Illegal marijuana fields in California are killing the fisher, a cat-sized relative of the weasel found in the Pacific Northwest.

Researchers found that in Northern and Southern California, fisher deaths from pesticides increased more than 200 percent since 2012. The toxic chemicals were found to be coming from illegal marijuana farms on public and tribal lands where the forest-dwelling fishers make their homes.

The study, published this week in the journal PLOS One, found that poisoning accounted for 10 percent of all documented fisher deaths between 2012 and 2014.

Though they live out in the wilderness, far from most agriculture, autopsy tests found that more than 85 percent of the dead fishers tested had a particular type of rodenticide in their systems. The poison is often flavored to taste like bacon, fish or peanut butter and is used to deter pests from clandestine pot crops.

More than two-thirds of the poisoning cases took place in the spring, which is both the fishers' mating season and the peak time for marijuana cultivation, when pesticide use is high.

The U.S. Fish and Wildlife Service proposed listing fishers in California, Washington and Oregon as threatened under the Endangered Species Act late last year, and in 2015, the Sierra Nevada population was listed as threatened under the California Endangered Species Act. But they are not the only animal in possible danger.
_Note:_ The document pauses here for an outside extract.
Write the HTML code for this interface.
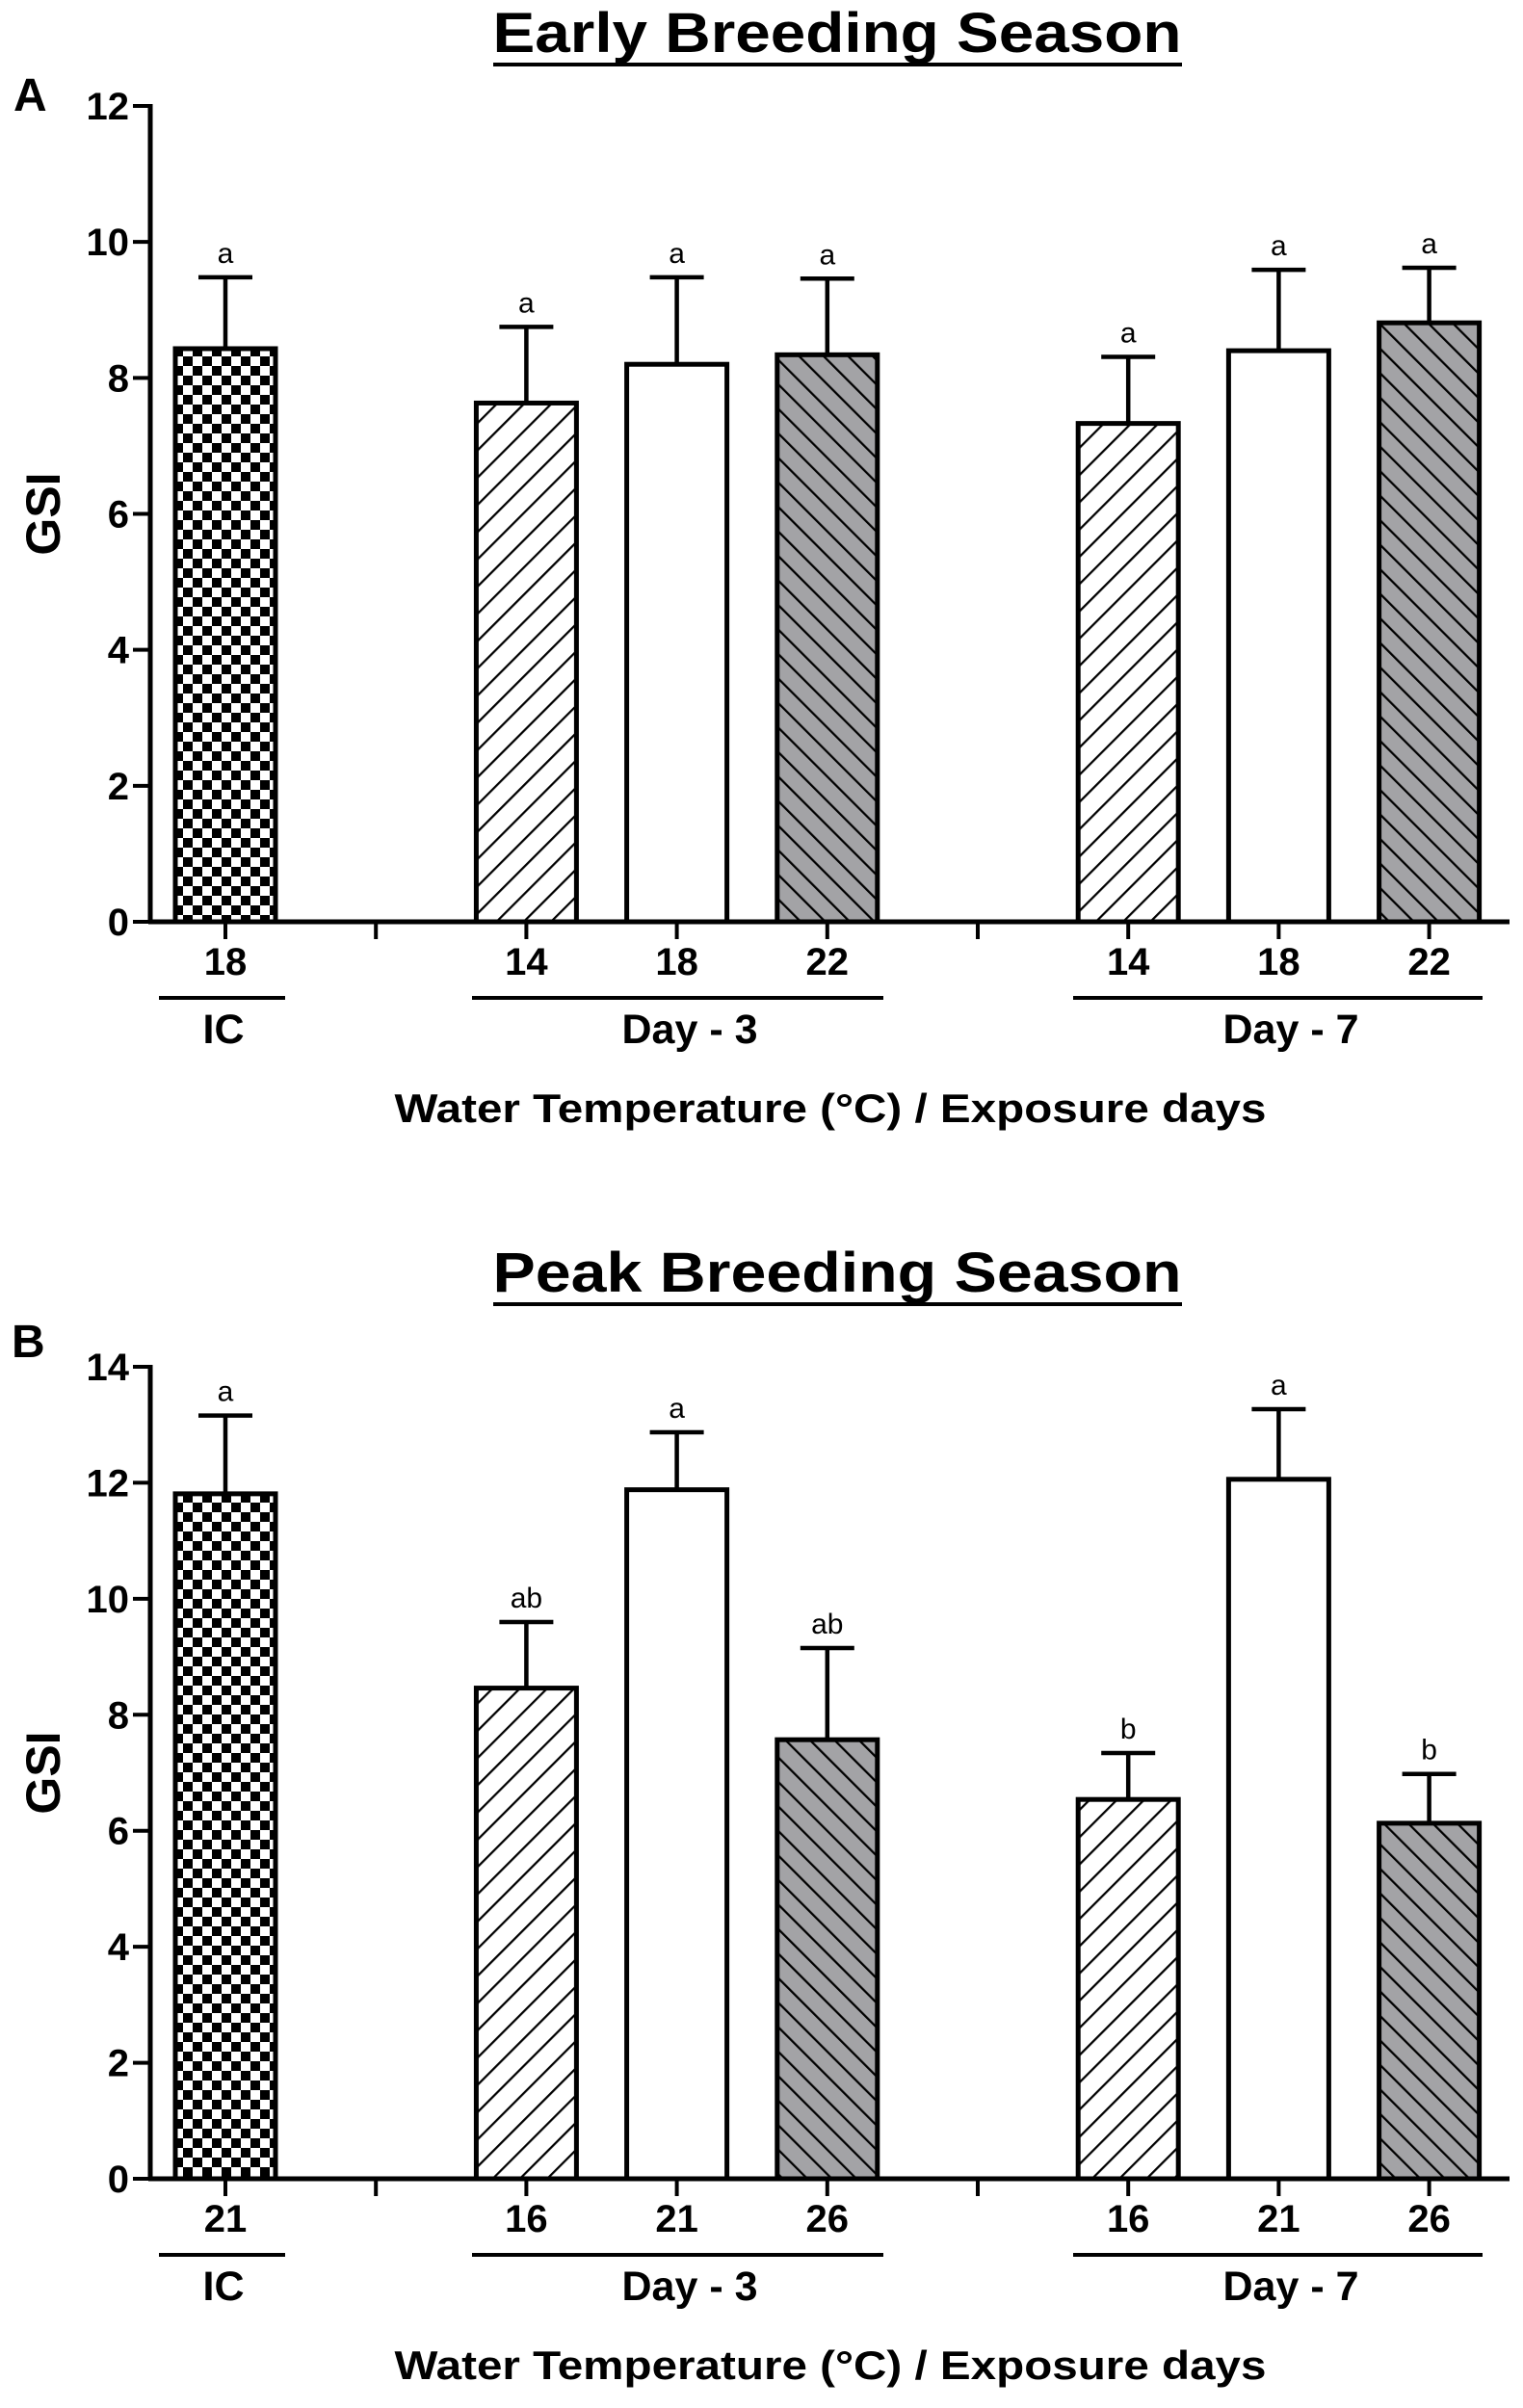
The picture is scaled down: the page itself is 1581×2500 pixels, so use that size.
<!DOCTYPE html>
<html><head><meta charset="utf-8"><style>
html,body{margin:0;padding:0;background:#fff;}
svg{display:block;font-family:"Liberation Sans",Arial,sans-serif;}
</style></head><body>
<svg id="fig" width="1581" height="2500" viewBox="0 0 1581 2500">
<defs>
<pattern id="checker" width="20" height="20" patternUnits="userSpaceOnUse">
<rect width="20" height="20" fill="#fff"/><rect width="10" height="10" fill="#000"/><rect x="10" y="10" width="10" height="10" fill="#000"/>
</pattern>
<pattern id="fwd" width="20" height="20" patternUnits="userSpaceOnUse" patternTransform="rotate(45)">
<rect width="20" height="20" fill="#fff"/><line x1="0" y1="0" x2="0" y2="20" stroke="#000" stroke-width="4.5"/>
</pattern>
<pattern id="bwd" width="18" height="18" patternUnits="userSpaceOnUse" patternTransform="rotate(-45)">
<rect width="18" height="18" fill="#a3a3a6"/><line x1="0" y1="0" x2="0" y2="18" stroke="#000" stroke-width="4.5"/>
</pattern>
</defs>
</svg>
<script>
// Panel A data
const catsA = ["18","14","18","22","14","18","22"];
const valsA = [8.43, 7.63, 8.2, 8.34, 7.33, 8.4, 8.81];
const errA = [9.48, 8.75, 9.48, 9.46, 8.31, 9.59, 9.62];
const lettersA = ["a","a","a","a","a","a","a"];
const ticksA = [0,2,4,6,8,10,12];
// Panel B data
const catsB = ["21","16","21","26","16","21","26"];
const valsB = [11.81, 8.46, 11.88, 7.57, 6.54, 12.06, 6.13];
const errB = [13.16, 9.6, 12.87, 9.15, 7.34, 13.27, 6.98];
const lettersB = ["a","ab","a","ab","b","a","b"];
const ticksB = [0,2,4,6,8,10,12,14];
const slots = [0,2,3,4,6,7,8];
const fills = ["url(#checker)","url(#fwd)","#fff","url(#bwd)","url(#fwd)","#fff","url(#bwd)"];

const NS="http://www.w3.org/2000/svg";
const svg=document.getElementById('fig');
function mk(tag,attrs,parent,text){const e=document.createElementNS(NS,tag);for(const k in attrs)e.setAttribute(k,attrs[k]);if(text!==undefined)e.textContent=text;(parent||svg).appendChild(e);return e;}

function panel(o){
  const g=mk('g',{});
  
  
  const x0=156, xStep=156.2, xFirst=234;
  const yMax=o.ticks[o.ticks.length-1];
  const ys=v=>o.y0-(o.y0-o.yTop)*v/yMax;
  const xs=i=>xFirst+i*xStep;
  const t=mk('text',{x:869,y:o.titleY,'text-anchor':'middle','font-size':58,'font-weight':'bold',textLength:715,lengthAdjust:'spacingAndGlyphs'},g,o.title);
  
  
  const u=mk('line',{x1:512,x2:1227,y1:o.titleY+13,y2:o.titleY+13,stroke:'#000','stroke-width':4},g);
  
  
  const pl=mk('text',{x:o.plx,y:o.ply,'font-size':48,'font-weight':'bold'},g,o.panelLabel);
  
  
  for(let i=0;i<o.vals.length;i++){
    const cx=xs(slots[i]);
    const top=ys(o.vals[i]), et=ys(o.err[i]);
    const el=mk('line',{x1:cx,x2:cx,y1:top,y2:et,stroke:'#000','stroke-width':4.5},g);
    
    
    const ec=mk('line',{x1:cx-28,x2:cx+28,y1:et,y2:et,stroke:'#000','stroke-width':4.5},g);
    
    
    const r=mk('rect',{x:cx-52,y:top,width:104,height:o.y0-top,fill:fills[i],stroke:'#000','stroke-width':5},g);
    
    
    const lt=mk('text',{x:cx,y:et-15,'text-anchor':'middle','font-size':30},g,o.letters[i]);
    
    
    const tl=mk('text',{x:cx,y:o.y0+55,'text-anchor':'middle','font-size':40,'font-weight':'bold'},g,o.cats[i]);
    
    
  }
  const ya=mk('line',{x1:x0,x2:x0,y1:o.yTop-2,y2:o.y0+2,stroke:'#000','stroke-width':5},g);
  
  
  const xa=mk('line',{x1:x0-2,x2:1567,y1:o.y0,y2:o.y0,stroke:'#000','stroke-width':5},g);
  
  
  for(const v of o.ticks){
    const y=ys(v);
    const tk=mk('line',{x1:138,x2:x0,y1:y,y2:y,stroke:'#000','stroke-width':4},g);
    
    
    const tx=mk('text',{x:134,y:y+14,'text-anchor':'end','font-size':40,'font-weight':'bold'},g,String(v));
    
    
  }
  for(let s=0;s<9;s++){
    const xt=mk('line',{x1:xs(s),x2:xs(s),y1:o.y0,y2:o.y0+18,stroke:'#000','stroke-width':4},g);
    
    
  }
  const gsi=mk('text',{x:0,y:0,'text-anchor':'middle','font-size':50,'font-weight':'bold',transform:'translate(62,'+((o.y0+o.yTop)/2)+') rotate(-90)'},g,'GSI');
  
  
  const groups=[[165,296,'IC',232],[490,917,'Day - 3',716],[1114,1539,'Day - 7',1340]];
  for(const gr of groups){
    const l=mk('line',{x1:gr[0],x2:gr[1],y1:o.y0+79,y2:o.y0+79,stroke:'#000','stroke-width':4},g);
    
    
    const gt=mk('text',{x:gr[3],y:o.y0+126,'text-anchor':'middle','font-size':43,'font-weight':'bold'},g,gr[2]);
    
    
  }
  const xt=mk('text',{x:862,y:o.y0+208,'text-anchor':'middle','font-size':42,'font-weight':'bold',textLength:905,lengthAdjust:'spacingAndGlyphs'},g,'Water Temperature (\u00B0C) / Exposure days');
  
  
}
panel({name:'panel-a-early',title:'Early Breeding Season',titleY:54,panelLabel:'A',plx:14,ply:115,y0:957,yTop:110,ticks:ticksA,vals:valsA,err:errA,cats:catsA,letters:lettersA});
panel({name:'panel-b-peak',title:'Peak Breeding Season',titleY:1341,panelLabel:'B',plx:12,ply:1409,y0:2262,yTop:1419,ticks:ticksB,vals:valsB,err:errB,cats:catsB,letters:lettersB});
</script>
</body></html>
"We're showing that it's not getting better," said lead author Mourad Gabriel, head of the Integral Ecology Research Center in Blue Lake, Calif. Gabriel began the research as a doctoral student with the UC Davis Veterinary Genetics Laboratory and published the first results in 2012. "Fishers are the flagship species. We have to think of so many species, like Sierra Nevada red foxes, spotted owls, martens -- they all are potentially at risk. This is essentially going to get worse unless we do something to rectify this threat."